Ultrathin Cu(In,Ga)Se₂ Solar Cells with a Passivated Back Interface: A Comparative Study between Mo and In₂O₃:Sn Back Contacts

Point-contact passivation layers have been proven beneficial in most solar cells (SCs). However, the latest theoretical simulations suggested that a high back-contact recombination velocity Sb can also be beneficial in ultrathin CIGSe (Cu(In,Ga)Se2) SCs if they have a relatively high back potential barrier height Eh. SCAPS simulations predicted that a high Sb will deteriorate the SC efficiency Eff when Eh is in the range of 0–0.17 eV (Ohmic contact). Yet, when Eh is greater than 0.17 eV (Schottky contact), a high Sb can also diminish the current limitation arising from the back Schottky diode since it has a reverse direction to the main p–n junction. Therefore, a high Sb can support the carriers in passing the Schottky barrier via recombination, thus enhancing the cell performance. This work aims to verify the simulation prediction in practical experiments. To achieve different Sb values, we fabricate SiO2 passivation layers with point contacts of various dimensions by nanosphere lithography. The passivation effects are studied comparatively on Mo and ITO (In2O3:Sn) back contacts. The emphasis is on Eh, which is marginal for Mo but acts Schottky-like on ITO. We show that for Mo-based solar cells, the Eh is trivial; hence, a high Sb (without SiO2 passivation) deteriorates the efficiency.
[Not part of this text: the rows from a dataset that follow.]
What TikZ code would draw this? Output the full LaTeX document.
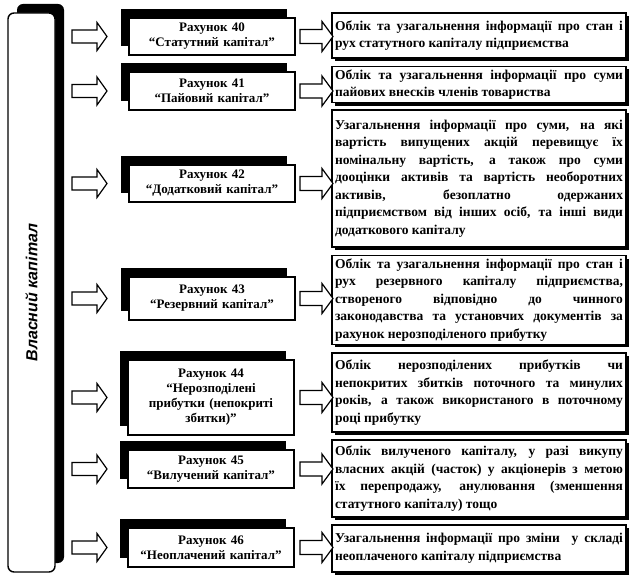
\documentclass[tikz,border=0pt]{standalone}
\usepackage{fontspec}
\setmainfont{Liberation Serif}
\newfontfamily\labelfont{Liberation Sans}
\usetikzlibrary{shadows}

\tikzset{
    vkbox/.style={draw, line width=1.4pt, rounded corners=6pt, fill=white,
        minimum width=47, minimum height=559,
        drop shadow={shadow xshift=9pt, shadow yshift=9pt, fill=black, opacity=1}},
    rahbox/.style={draw, line width=1.2pt, fill=white, text width=160, inner xsep=3,
        align=center, font=\fontsize{13}{15}\selectfont\bfseries,
        drop shadow={shadow xshift=-8pt, shadow yshift=9pt, fill=black, opacity=1}},
    opysbox/.style={draw, line width=1.2pt, fill=white, text width=288, inner sep=3,
        align=justify, font=\fontsize{13.5}{17.5}\selectfont\bfseries,
        drop shadow={shadow xshift=3pt, shadow yshift=-3pt, fill=black, opacity=1}},
    larrow/.pic={\draw[line width=1.2pt, fill=white] (0,-6.5) -- (25,-6.5) -- (25,-14)
        -- (35,0) -- (25,14) -- (25,6.5) -- (0,6.5) -- cycle;},
    rarrow/.pic={\draw[line width=1.2pt, fill=white] (0,-7) -- (22,-7) -- (22,-15)
        -- (33,0) -- (22,15) -- (22,7) -- (0,7) -- cycle;}
}

\begin{document}
\begin{tikzpicture}[x=1pt, y=-1pt]
    \useasboundingbox (0,0) rectangle (632,577);
    % Left box.
        \node[vkbox] (vk) at (31.5,292.5) {};
        \node[rotate=90, font=\labelfont\fontsize{16}{18}\selectfont\bfseries\itshape] (vklabel) at (vk.center) {Власний капітал};
    % Below nodes are the accounts.
        \node[rahbox, minimum height=37] (r40) at (212,36.5) {Рахунок 40\\“Статутний капітал”};
        \node[rahbox, minimum height=38] (r41) at (212,91) {Рахунок 41\\“Пайовий капітал”};
        \node[rahbox, minimum height=37] (r42) at (212,183.5) {Рахунок 42\\“Додатковий капітал”};
        \node[rahbox, minimum height=43] (r43) at (212,298.5) {Рахунок 43\\“Резервний капітал”};
        \node[rahbox, minimum height=75] (r44) at (211,397.5) {Рахунок 44\\“Нерозподілені\\прибутки (непокриті\\збитки)”};
        \node[rahbox, minimum height=38] (r45) at (211,469) {Рахунок 45\\“Вилучений капітал”};
        \node[rahbox, minimum height=39] (r46) at (211,547.5) {Рахунок 46\\“Неоплачений капітал”};
    % Below nodes are the descriptions.
        \node[opysbox, minimum height=45] (o40) at (479,35.5) {Облік та узагальнення інформації про стан і\linebreak рух статутного капіталу підприємства};
        \node[opysbox, minimum height=33] (o41) at (479,84.5) {Облік та узагальнення інформації про суми\linebreak пайових внесків членів товариства};
        \node[opysbox, minimum height=137] (o42) at (479,178.5) {Узагальнення інформації про суми, на які\linebreak вартість випущених акцій перевищує їх\linebreak номінальну вартість, а також про суми\linebreak дооцінки активів та вартість необоротних\linebreak активів, безоплатно одержаних\linebreak підприємством від інших осіб, та інші види\linebreak додаткового капіталу};
        \node[opysbox, minimum height=86] (o43) at (479,300) {Облік та узагальнення інформації про стан і\linebreak рух резервного капіталу підприємства,\linebreak створеного відповідно до чинного\linebreak законодавства та установчих документів за\linebreak рахунок нерозподіленого прибутку};
        \node[opysbox, minimum height=79] (o44) at (479,392.5) {Облік нерозподілених прибутків чи\linebreak непокритих збитків поточного та минулих\linebreak років, а також використаного в поточному\linebreak році прибутку};
        \node[opysbox, minimum height=77] (o45) at (479,478.5) {Облік вилученого капіталу, у разі викупу\linebreak власних акцій (часток) у акціонерів з метою\linebreak їх перепродажу, анулювання (зменшення\linebreak статутного капіталу) тощо};
        \node[opysbox, minimum height=47] (o46) at (479,548.5) {Узагальнення інформації про зміни~ у складі\linebreak неоплаченого капіталу підприємства};
    % The arrows.
        \pic at (72,36.5) {larrow};
        \pic at (72,91) {larrow};
        \pic at (72,183.5) {larrow};
        \pic at (72,298.5) {larrow};
        \pic at (72,397.5) {larrow};
        \pic at (72,469) {larrow};
        \pic at (72,547.5) {larrow};
        \pic at (300,36.5) {rarrow};
        \pic at (300,91) {rarrow};
        \pic at (300,183.5) {rarrow};
        \pic at (300,298.5) {rarrow};
        \pic at (300,397.5) {rarrow};
        \pic at (300,469) {rarrow};
        \pic at (300,547.5) {rarrow};
\end{tikzpicture}
\end{document}
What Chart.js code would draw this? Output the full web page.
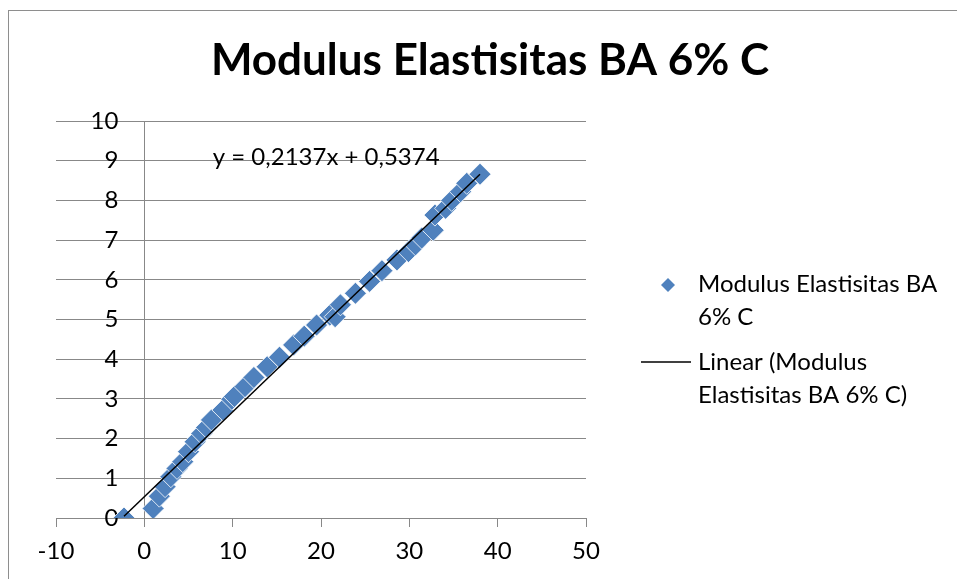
<!DOCTYPE html>
<html>
<head>
<meta charset="utf-8">
<script src="https://cdn.jsdelivr.net/npm/chart.js@4"></script>
<style>
  html, body { margin: 0; padding: 0; background: #fff; }
  #wrap { position: relative; width: 957px; height: 579px; overflow: hidden; }
  #frame { position: absolute; left: 8px; top: 10px; width: 1000px; height: 700px; border: 1px solid #8e8e8e; }
  canvas { position: absolute; left: 0; top: 0; }
</style>
</head>
<body>
<div id="wrap">
  <div id="frame"></div>
  <canvas id="chart" width="957" height="579"></canvas>
</div>
<script>
const chartTitle = 'Modulus Elastisitas BA 6% C';
const seriesName = 'Modulus Elastisitas BA 6% C';
const trendName = 'Linear (Modulus Elastisitas BA 6% C)';

const strainX = [-2.3, 1.0, 1.7, 2.35, 3.0, 3.7, 4.35, 5.0, 5.75, 6.5, 7.05, 7.6, 8.9, 9.9, 10.2,
  11.4, 12.4, 13.9, 15.3, 16.9, 18.1, 19.5, 21.0, 21.6, 22.2, 23.9, 25.5, 26.9, 28.6, 29.9,
  30.7, 31.4, 32.7, 32.9, 34.1, 34.8, 35.8, 36.5, 38.0];
const stressY = [0, 0.24, 0.55, 0.79, 1.04, 1.25, 1.42, 1.67, 1.92, 2.13, 2.28, 2.47, 2.72, 2.99, 3.06,
  3.31, 3.54, 3.81, 4.05, 4.36, 4.58, 4.86, 5.11, 5.07, 5.37, 5.66, 5.96, 6.23, 6.5, 6.71,
  6.88, 7.05, 7.25, 7.63, 7.8, 8.0, 8.22, 8.43, 8.66];

const xTicks = [-10, 0, 10, 20, 30, 40, 50];
const yTicks = [0, 1, 2, 3, 4, 5, 6, 7, 8, 9, 10];

const trendSlope = 0.2137;
const trendIntercept = 0.5374;

const FONT = 'Lato, "Open Sans", sans-serif';
const GRID = '#888888';
const BLUE = '#4F81BD';

const points = strainX.map((x, i) => ({ x, y: stressY[i] }));
const xMin = Math.min(...strainX), xMax = Math.max(...strainX);
const trendPoints = [xMin, xMax].map(x => ({ x, y: trendSlope * x + trendIntercept }));
const eqText = 'y = ' + trendSlope.toFixed(4).replace('.', ',') + 'x + ' + trendIntercept.toFixed(4).replace('.', ',');

function wrapText(ctx, text, maxWidth) {
  const words = text.split(' ');
  const lines = [];
  let line = '';
  words.forEach(w => {
    const test = line ? line + ' ' + w : w;
    if (ctx.measureText(test).width > maxWidth && line) {
      lines.push(line);
      line = w;
    } else {
      line = test;
    }
  });
  if (line) lines.push(line);
  return lines;
}

// title, trendline equation and the legend (wrapped like excel does)
const overlayPlugin = {
  id: 'overlay',
  beforeDraw(chart) {
    // y axis sits at x=0, chart.js ignores tick padding there so push labels left by hand
    const ys = chart.scales.y;
    ys.getLabelItems().forEach(it => {
      if (!it._shifted) { it.options.translation[0] -= 26; it._shifted = true; }
    });
  },
  afterDraw(chart) {
    const ctx = chart.ctx;
    const xs = chart.scales.x, ys = chart.scales.y;
    ctx.save();
    ctx.fillStyle = '#000';

    ctx.font = 'bold 44px ' + FONT;
    ctx.textAlign = 'center';
    ctx.textBaseline = 'middle';
    ctx.fillText(chartTitle, 490, 61);

    ctx.font = '24px ' + FONT;
    ctx.textAlign = 'left';
    ctx.fillText(eqText, xs.getPixelForValue(7.75), ys.getPixelForValue(9.08));

    const ds = chart.data.datasets;
    const textX = 698, lineH = 33;
    let y = 284;
    ds.slice().sort((a, b) => b.order - a.order).forEach(d => {
      const lines = wrapText(ctx, d.label, 250);
      if (d.showLine) {
        ctx.strokeStyle = d.borderColor;
        ctx.lineWidth = 1.5;
        ctx.beginPath();
        ctx.moveTo(641, y);
        ctx.lineTo(691, y);
        ctx.stroke();
      } else {
        ctx.fillStyle = d.backgroundColor;
        ctx.beginPath();
        ctx.moveTo(668 - 7, y + 1);
        ctx.lineTo(668, y + 1 - 7);
        ctx.lineTo(668 + 7, y + 1);
        ctx.lineTo(668, y + 1 + 7);
        ctx.closePath();
        ctx.fill();
      }
      ctx.fillStyle = '#000';
      lines.forEach((ln, i) => ctx.fillText(ln, textX, y + i * lineH));
      y += lines.length * lineH + 12;
    });
    ctx.restore();
  }
};

new Chart(document.getElementById('chart'), {
  type: 'scatter',
  data: {
    datasets: [
      {
        label: seriesName,
        data: points,
        order: 1,
        pointStyle: 'rectRot',
        pointRadius: 11,
        pointHoverRadius: 11,
        backgroundColor: BLUE,
        borderColor: '#ffffff',
        borderWidth: 0.8
      },
      {
        label: trendName,
        data: trendPoints,
        order: 0,
        showLine: true,
        pointRadius: 0,
        borderColor: '#000000',
        backgroundColor: '#000000',
        borderWidth: 1.5
      }
    ]
  },
  options: {
    responsive: false,
    animation: false,
    events: [],
    layout: { padding: { left: 56, right: 371, top: 121, bottom: 61 } },
    plugins: {
      legend: { display: false },
      title: { display: false },
      tooltip: { enabled: false }
    },
    scales: {
      x: {
        type: 'linear',
        min: -10,
        max: 50,
        position: { y: 0 },
        afterBuildTicks: s => { s.ticks = xTicks.map(v => ({ value: v })); },
        grid: { drawOnChartArea: false, drawTicks: true, tickLength: 8, color: GRID },
        border: { color: GRID, width: 1 },
        ticks: { color: '#000', font: { family: FONT, size: 24 }, padding: 11, maxRotation: 0 }
      },
      y: {
        type: 'linear',
        min: 0,
        max: 10,
        position: { x: 0 },
        afterBuildTicks: s => { s.ticks = yTicks.map(v => ({ value: v })); },
        grid: { color: GRID, drawTicks: false },
        border: { color: GRID, width: 1 },
        ticks: { color: '#000', font: { family: FONT, size: 24 } }
      }
    }
  },
  plugins: [overlayPlugin]
});
</script>
</body>
</html>
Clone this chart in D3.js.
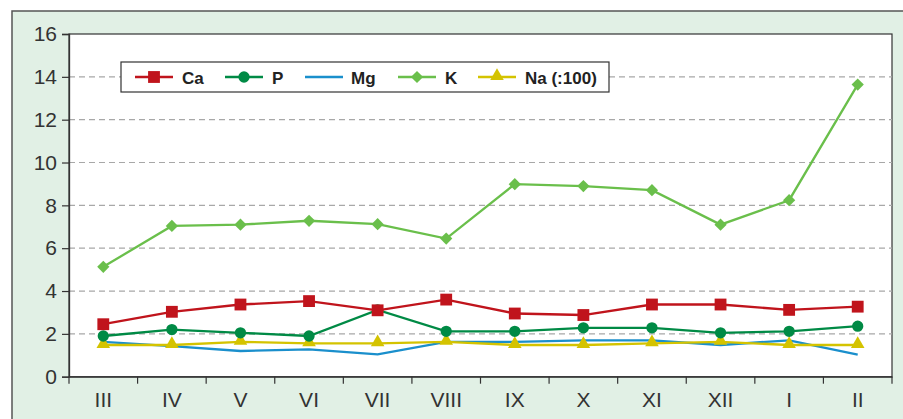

In contrast, on ITO, the reference sample without SiO2 shows less current limitation than the passivated ones, implying that a high Sb improves the efficiency. Comparing the differences of SiO2 on Mo and ITO back contacts in experiments, with the contrasting behavior of Sb on Ohmic and Schottky contacts in simulation, we conclude that Eh decides about the role of Sb in ultrathin CIGSe SCs. These findings deepen the understanding of the Schottky back contact and pave the way for future optimization of bifacial semitransparent ultrathin CIGSe SCs.